Size is not the whole thing

Providing successful service with a small offshore vessel

Even the most fuel-efficient offshore vessel cannot do without fuel. Ships that use the electricity from the wind farm they service (the “maritime charging station”) are in the planning stage but not yet available.

The consumption of a diesel engine is linked to easily calculable laws. Depending on the type and age of the engine, 190 to 220 grams of diesel fuel are consumed per kilowatt hour. In recent years, many optimizations have been made to the units, which have led to significant fuel savings, especially in the case of high-speed and medium-speed diesels. But at some point, the end of the possibilities has been reached here too. The carbon content of the fuel is released back into the environment as carbon dioxide, soot and in other forms. Reducing this in an engine is not possible, the laws of physics do not allow it.

A typical utility vessel like the widely used UT-755 usually needs around 15 tons of diesel fuel per day in cruise. It is a lot of steel that is moved through the water in the process with a displacement of about 4,500 tons. Modern OSVs in a wind farm are not much smaller and hardly have weaker propulsion systems. However, they tend to tread water and require somewhat less energy input. But mass remains mass. If you want to use less energy, you must act at this point.
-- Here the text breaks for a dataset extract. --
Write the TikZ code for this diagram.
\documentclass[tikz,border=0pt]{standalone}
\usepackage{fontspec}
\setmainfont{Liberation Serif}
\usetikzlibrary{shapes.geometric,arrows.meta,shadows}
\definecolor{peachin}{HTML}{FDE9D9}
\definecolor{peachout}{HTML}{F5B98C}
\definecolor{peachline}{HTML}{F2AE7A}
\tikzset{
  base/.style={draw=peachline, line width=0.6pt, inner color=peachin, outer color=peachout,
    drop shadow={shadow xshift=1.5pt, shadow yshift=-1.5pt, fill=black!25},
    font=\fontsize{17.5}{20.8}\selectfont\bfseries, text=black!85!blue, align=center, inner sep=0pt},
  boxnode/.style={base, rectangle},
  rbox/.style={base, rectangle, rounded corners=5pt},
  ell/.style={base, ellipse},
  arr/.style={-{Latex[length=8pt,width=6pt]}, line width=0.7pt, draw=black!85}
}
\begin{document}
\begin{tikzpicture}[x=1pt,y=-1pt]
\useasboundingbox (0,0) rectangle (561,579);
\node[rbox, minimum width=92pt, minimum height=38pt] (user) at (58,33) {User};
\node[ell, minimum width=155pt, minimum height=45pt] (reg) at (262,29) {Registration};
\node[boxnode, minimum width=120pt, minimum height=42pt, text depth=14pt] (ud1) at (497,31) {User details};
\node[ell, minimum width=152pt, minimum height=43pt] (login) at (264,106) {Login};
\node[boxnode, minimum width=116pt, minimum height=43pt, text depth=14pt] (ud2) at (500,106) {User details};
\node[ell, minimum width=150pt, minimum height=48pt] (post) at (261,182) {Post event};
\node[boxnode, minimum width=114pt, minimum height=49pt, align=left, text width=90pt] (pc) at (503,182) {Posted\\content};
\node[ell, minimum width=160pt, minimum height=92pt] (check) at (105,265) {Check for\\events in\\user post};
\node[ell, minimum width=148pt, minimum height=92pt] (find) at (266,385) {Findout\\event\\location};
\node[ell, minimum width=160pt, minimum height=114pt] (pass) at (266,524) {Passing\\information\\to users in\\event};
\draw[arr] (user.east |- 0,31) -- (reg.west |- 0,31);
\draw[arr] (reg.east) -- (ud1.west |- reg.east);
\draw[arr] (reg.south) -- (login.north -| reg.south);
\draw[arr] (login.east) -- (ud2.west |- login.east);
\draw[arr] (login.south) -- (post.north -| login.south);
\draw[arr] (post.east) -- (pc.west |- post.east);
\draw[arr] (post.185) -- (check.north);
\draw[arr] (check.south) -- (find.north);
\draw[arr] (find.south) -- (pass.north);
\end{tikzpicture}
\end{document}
But in offshore shipping, these ship sizes are often not needed at all to transport a few technicians, divers or ROV pilots with their equipment to the scene. A much smaller ship can also do this very well and does not need thousands of kilowatts of power and high investments for its construction.
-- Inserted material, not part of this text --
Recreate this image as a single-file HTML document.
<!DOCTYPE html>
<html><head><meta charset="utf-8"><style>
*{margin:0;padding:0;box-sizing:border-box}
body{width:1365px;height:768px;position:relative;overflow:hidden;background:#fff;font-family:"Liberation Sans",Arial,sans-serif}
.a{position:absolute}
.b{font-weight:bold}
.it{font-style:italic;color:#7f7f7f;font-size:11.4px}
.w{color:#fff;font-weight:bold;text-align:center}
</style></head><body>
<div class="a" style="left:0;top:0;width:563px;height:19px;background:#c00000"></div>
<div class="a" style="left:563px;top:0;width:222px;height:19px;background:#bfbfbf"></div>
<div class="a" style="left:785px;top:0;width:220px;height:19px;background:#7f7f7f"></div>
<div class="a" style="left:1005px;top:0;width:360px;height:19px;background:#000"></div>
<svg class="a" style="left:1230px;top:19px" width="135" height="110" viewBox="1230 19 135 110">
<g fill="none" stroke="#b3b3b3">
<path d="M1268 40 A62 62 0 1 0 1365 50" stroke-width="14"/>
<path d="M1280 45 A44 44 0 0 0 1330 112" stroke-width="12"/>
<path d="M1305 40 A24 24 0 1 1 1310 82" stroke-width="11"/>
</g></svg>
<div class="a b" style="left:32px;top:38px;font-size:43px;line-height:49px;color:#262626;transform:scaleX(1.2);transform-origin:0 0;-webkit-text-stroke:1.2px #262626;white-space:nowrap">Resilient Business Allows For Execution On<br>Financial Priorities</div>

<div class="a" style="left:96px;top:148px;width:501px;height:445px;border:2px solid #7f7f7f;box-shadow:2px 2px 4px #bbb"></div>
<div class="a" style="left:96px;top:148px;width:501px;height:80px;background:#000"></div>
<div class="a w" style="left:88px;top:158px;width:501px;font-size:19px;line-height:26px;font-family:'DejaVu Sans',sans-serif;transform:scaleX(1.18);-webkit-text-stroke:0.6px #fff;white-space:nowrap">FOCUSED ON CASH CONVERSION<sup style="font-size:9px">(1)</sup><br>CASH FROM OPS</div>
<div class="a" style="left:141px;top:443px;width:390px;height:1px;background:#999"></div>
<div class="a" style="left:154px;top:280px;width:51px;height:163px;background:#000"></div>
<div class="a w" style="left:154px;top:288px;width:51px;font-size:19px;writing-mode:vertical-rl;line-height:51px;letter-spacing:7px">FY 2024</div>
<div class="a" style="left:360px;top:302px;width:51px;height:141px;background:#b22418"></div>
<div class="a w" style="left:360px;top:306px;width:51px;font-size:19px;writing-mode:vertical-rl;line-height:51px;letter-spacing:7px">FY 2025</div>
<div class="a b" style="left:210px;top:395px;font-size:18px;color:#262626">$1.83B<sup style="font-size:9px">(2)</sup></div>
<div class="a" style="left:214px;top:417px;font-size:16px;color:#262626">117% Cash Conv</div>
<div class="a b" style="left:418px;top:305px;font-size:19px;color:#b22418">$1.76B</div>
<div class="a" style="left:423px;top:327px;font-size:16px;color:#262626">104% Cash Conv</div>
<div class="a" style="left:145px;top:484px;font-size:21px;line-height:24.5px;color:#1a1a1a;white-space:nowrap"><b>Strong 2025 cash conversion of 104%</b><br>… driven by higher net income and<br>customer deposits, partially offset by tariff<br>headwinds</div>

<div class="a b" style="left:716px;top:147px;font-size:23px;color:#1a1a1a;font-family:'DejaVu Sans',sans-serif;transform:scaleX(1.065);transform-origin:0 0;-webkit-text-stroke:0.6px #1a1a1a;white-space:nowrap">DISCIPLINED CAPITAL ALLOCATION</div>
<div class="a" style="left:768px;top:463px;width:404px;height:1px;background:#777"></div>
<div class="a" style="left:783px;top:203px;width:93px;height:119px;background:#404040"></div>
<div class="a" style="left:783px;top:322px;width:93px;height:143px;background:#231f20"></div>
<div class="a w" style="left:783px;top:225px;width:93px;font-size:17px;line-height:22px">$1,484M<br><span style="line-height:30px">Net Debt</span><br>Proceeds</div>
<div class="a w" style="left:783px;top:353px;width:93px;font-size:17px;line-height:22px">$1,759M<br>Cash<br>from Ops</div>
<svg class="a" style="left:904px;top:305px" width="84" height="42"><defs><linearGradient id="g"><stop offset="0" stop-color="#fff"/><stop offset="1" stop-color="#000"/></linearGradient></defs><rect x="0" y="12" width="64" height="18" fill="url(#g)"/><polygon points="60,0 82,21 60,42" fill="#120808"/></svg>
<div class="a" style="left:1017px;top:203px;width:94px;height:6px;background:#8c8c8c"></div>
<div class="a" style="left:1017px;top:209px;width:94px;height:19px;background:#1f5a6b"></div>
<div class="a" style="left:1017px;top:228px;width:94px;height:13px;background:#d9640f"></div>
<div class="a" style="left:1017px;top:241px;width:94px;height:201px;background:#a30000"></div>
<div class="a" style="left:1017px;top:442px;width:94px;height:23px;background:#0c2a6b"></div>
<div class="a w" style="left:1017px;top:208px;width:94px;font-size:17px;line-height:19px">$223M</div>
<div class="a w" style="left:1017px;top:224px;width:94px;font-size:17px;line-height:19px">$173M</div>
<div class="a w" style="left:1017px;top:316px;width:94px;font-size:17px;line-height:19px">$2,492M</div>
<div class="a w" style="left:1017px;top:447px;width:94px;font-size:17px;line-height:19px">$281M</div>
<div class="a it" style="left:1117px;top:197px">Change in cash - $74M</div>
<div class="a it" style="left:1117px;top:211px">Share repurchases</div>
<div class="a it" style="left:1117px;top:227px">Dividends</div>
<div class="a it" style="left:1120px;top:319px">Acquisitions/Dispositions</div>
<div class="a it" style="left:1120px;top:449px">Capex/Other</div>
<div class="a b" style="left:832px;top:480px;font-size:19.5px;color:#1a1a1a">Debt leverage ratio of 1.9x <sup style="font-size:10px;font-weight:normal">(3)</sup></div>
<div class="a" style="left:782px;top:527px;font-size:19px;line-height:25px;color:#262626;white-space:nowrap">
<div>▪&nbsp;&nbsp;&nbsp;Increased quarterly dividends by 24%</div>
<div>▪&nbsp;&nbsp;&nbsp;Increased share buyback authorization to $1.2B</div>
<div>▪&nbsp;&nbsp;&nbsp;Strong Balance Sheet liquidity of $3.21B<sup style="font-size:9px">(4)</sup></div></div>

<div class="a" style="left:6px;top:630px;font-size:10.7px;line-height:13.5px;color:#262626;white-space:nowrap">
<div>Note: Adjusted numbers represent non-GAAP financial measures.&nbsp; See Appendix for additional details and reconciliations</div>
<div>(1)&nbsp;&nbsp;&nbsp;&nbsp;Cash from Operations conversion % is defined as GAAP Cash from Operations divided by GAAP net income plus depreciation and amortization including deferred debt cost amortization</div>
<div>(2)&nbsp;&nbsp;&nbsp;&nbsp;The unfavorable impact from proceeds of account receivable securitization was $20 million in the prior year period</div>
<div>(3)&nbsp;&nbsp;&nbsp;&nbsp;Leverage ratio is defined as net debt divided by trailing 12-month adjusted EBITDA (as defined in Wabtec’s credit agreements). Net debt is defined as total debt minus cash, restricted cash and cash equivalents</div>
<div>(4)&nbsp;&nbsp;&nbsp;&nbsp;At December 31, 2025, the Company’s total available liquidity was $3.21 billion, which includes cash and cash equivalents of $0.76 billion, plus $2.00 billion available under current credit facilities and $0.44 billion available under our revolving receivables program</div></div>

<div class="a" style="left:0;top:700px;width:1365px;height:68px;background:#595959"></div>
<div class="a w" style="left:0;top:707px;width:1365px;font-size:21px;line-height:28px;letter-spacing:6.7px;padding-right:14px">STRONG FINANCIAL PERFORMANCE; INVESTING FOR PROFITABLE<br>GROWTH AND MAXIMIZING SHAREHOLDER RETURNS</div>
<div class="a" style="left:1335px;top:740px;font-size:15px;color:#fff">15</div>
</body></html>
Accordingly, many savings become possible: fuel expenses, charter rates and personnel costs are reduced accordingly. Climate protection is helped by low CO2 emissions. The new catamaran “CC-ONE” can offer all of this through its overall concept and compactness, without leaving anything to be desired in terms of service. Size alone does not count. You wouldn’t drive a heavy truck to a small construction site on land either.